--- WHAT IS EXPECTED ---
Reproduce the full listing below unchanged, apart from the pictures.

--- DATA SHOWN ---

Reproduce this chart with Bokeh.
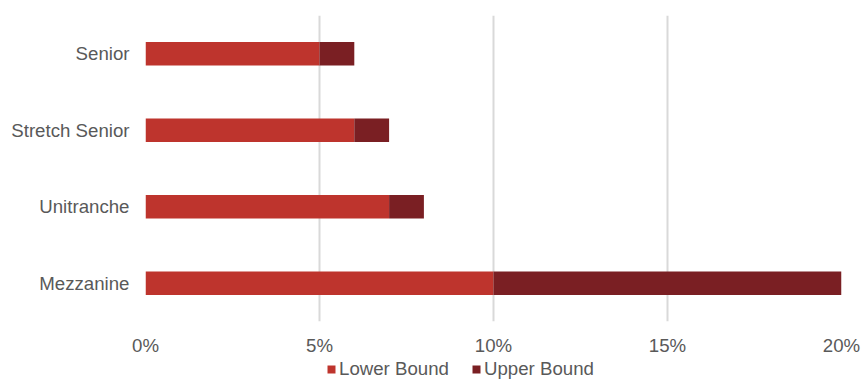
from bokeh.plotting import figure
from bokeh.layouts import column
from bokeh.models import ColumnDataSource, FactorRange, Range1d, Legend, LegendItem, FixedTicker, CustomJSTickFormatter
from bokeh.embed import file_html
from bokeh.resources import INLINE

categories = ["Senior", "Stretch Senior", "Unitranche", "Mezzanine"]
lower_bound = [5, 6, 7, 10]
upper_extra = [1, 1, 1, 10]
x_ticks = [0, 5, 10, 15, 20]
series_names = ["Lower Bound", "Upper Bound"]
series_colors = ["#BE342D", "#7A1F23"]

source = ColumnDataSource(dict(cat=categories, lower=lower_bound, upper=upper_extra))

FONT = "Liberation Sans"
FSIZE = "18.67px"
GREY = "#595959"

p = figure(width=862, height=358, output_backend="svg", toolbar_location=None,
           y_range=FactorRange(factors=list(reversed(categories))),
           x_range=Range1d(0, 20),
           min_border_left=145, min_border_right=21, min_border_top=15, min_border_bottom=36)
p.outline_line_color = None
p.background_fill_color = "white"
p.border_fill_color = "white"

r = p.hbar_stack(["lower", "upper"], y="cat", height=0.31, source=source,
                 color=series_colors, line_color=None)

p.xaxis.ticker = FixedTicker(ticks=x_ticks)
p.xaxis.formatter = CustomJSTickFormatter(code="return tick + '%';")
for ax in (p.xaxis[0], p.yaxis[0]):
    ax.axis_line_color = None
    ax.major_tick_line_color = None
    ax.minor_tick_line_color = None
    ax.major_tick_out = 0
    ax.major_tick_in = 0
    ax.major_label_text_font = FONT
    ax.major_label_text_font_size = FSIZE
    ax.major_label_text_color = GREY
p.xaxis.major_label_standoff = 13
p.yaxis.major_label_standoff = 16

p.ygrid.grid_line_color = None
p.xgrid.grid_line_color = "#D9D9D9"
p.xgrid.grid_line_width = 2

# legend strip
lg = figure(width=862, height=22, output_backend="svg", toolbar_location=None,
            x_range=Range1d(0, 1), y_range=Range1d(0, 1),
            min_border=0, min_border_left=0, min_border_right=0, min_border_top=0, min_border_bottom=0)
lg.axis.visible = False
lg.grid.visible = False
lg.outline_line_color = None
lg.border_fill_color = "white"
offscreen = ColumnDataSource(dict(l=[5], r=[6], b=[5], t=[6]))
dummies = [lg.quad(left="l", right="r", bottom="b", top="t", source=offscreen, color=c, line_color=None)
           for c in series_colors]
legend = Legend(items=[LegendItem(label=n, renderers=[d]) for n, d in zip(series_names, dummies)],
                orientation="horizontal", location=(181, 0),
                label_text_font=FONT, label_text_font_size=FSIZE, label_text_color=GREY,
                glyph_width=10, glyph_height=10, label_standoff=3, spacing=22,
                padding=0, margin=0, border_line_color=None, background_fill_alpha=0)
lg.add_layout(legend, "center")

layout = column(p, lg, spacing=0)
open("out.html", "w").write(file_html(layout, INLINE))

--- TASK OUTPUT ---
Reproduce this chart with Bokeh.
from bokeh.plotting import figure
from bokeh.layouts import column
from bokeh.models import ColumnDataSource, FactorRange, Range1d, Legend, LegendItem, FixedTicker, CustomJSTickFormatter
from bokeh.embed import file_html
from bokeh.resources import INLINE

categories = ["Senior", "Stretch Senior", "Unitranche", "Mezzanine"]
lower_bound = [5, 6, 7, 10]
upper_extra = [1, 1, 1, 10]
x_ticks = [0, 5, 10, 15, 20]
series_names = ["Lower Bound", "Upper Bound"]
series_colors = ["#BE342D", "#7A1F23"]

source = ColumnDataSource(dict(cat=categories, lower=lower_bound, upper=upper_extra))

FONT = "Liberation Sans"
FSIZE = "18.67px"
GREY = "#595959"

p = figure(width=862, height=358, output_backend="svg", toolbar_location=None,
           y_range=FactorRange(factors=list(reversed(categories))),
           x_range=Range1d(0, 20),
           min_border_left=145, min_border_right=21, min_border_top=15, min_border_bottom=36)
p.outline_line_color = None
p.background_fill_color = "white"
p.border_fill_color = "white"

r = p.hbar_stack(["lower", "upper"], y="cat", height=0.31, source=source,
                 color=series_colors, line_color=None)

p.xaxis.ticker = FixedTicker(ticks=x_ticks)
p.xaxis.formatter = CustomJSTickFormatter(code="return tick + '%';")
for ax in (p.xaxis[0], p.yaxis[0]):
    ax.axis_line_color = None
    ax.major_tick_line_color = None
    ax.minor_tick_line_color = None
    ax.major_tick_out = 0
    ax.major_tick_in = 0
    ax.major_label_text_font = FONT
    ax.major_label_text_font_size = FSIZE
    ax.major_label_text_color = GREY
p.xaxis.major_label_standoff = 13
p.yaxis.major_label_standoff = 16

p.ygrid.grid_line_color = None
p.xgrid.grid_line_color = "#D9D9D9"
p.xgrid.grid_line_width = 2

# legend strip
lg = figure(width=862, height=22, output_backend="svg", toolbar_location=None,
            x_range=Range1d(0, 1), y_range=Range1d(0, 1),
            min_border=0, min_border_left=0, min_border_right=0, min_border_top=0, min_border_bottom=0)
lg.axis.visible = False
lg.grid.visible = False
lg.outline_line_color = None
lg.border_fill_color = "white"
offscreen = ColumnDataSource(dict(l=[5], r=[6], b=[5], t=[6]))
dummies = [lg.quad(left="l", right="r", bottom="b", top="t", source=offscreen, color=c, line_color=None)
           for c in series_colors]
legend = Legend(items=[LegendItem(label=n, renderers=[d]) for n, d in zip(series_names, dummies)],
                orientation="horizontal", location=(181, 0),
                label_text_font=FONT, label_text_font_size=FSIZE, label_text_color=GREY,
                glyph_width=10, glyph_height=10, label_standoff=3, spacing=22,
                padding=0, margin=0, border_line_color=None, background_fill_alpha=0)
lg.add_layout(legend, "center")

layout = column(p, lg, spacing=0)
open("out.html", "w").write(file_html(layout, INLINE))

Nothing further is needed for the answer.